Xilinx says Alveo U55C is its most powerful accelerator card
Purpose-built for high performance computing (HPC) and big data workloads, the Aleveo U55C was unveiled by Xilinx at SC21.
The data centre accelerator card was launched alongside a new standards-based, API-driven clustering for deploying FPGAs at massive scale.
The Alveo U55C accelerator is the company’s most powerful Alveo accelerator card to date and offers the highest compute density and HBM capacity in the Alveo accelerator portfolio. Used with Xilinx RoCE v2-based clustering, customers with large-scale compute workloads can now implement powerful FPGA-based HPC clustering using an existing data centre infrastructure and network, says Xilinx.
“Scaling out Alveo compute capabilities to target HPC workloads is now easier, more efficient and more powerful than ever,” said Salil Raje, executive vice president and general manager, Data Center Group at Xilinx. “Architecturally, FPGA-based accelerators like Alveo cards provide the highest performance at the lowest cost for many compute-intensive workloads. By introducing a standards-based methodology that enables the creation of Alveo HPC clusters using a customer’s existing infrastructure and network, we’re delivering those key advantages at massive scale to any data centre,” he said.
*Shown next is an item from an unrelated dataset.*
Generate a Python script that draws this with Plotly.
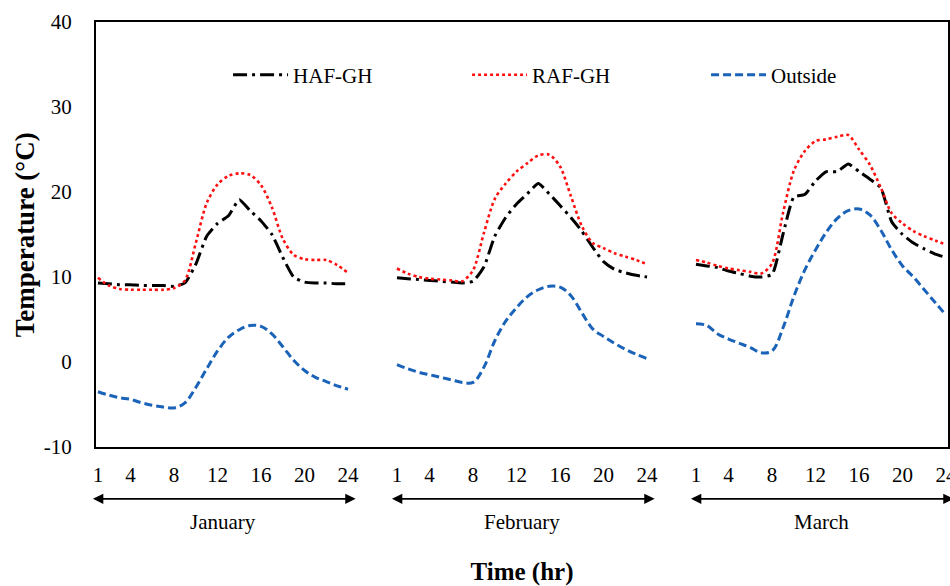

The Alveo U55C card delivers more parallelism of data pipelines, superior memory management, optimised data movement throughout the pipeline, and the highest performance-per-watt in the Alveo portfolio.
The single-slot full height, half length (FHHL) form factor card has a low 150W (max) power. It doubles the HBM2 to 16Gbyte compared to its predecessor, the dual-slot Alveo U280 card. The U55C therefore provides more compute in a smaller form factor to create dense Alveo accelerator-based clusters. Target applications are high-density streaming data, high I/O math and big compute tasks like big data analytics and AI applications.
Leveraging RoCE v2 and data centre bridging, coupled with 200Gbits per second bandwidth, the API-driven clustering enables an Alveo network that competes with InfiniBand networks in performance and latency, with no vendor lock-in, says Xilinx. MPI integration allows for HPC developers to scale out Alveo data pipelining from the Vitis unified software platform. Using existing open standards and frameworks, it is now possible to scale out across hundreds of Alveo cards regardless of the server platforms and network infrastructure and with shared workloads and memory, Xilinx advises.
Software developers and data scientists can unlock the benefits of Alveo and adaptive computing through high-level programmability of both the application and cluster using the Vitis platform. Vitis supports AI frameworks, like Pytorch and Tensorflow as well as high-level programming languages like C, C++ and Python, allowing developers to build domain solutions using specific APIs and libraries. Alternatively Xilinx software development kits can be used to accelerate targeted HPC workloads within an existing data centre.
The Alveo U55C card is currently available via the company’s website and through authorised distributors. It is also available for evaluation via public cloud-based FPGA-as-a-service providers, as well as select co-location data centres for private previews. Clustering is available now for private previews, with general availability expected in Q2 2022.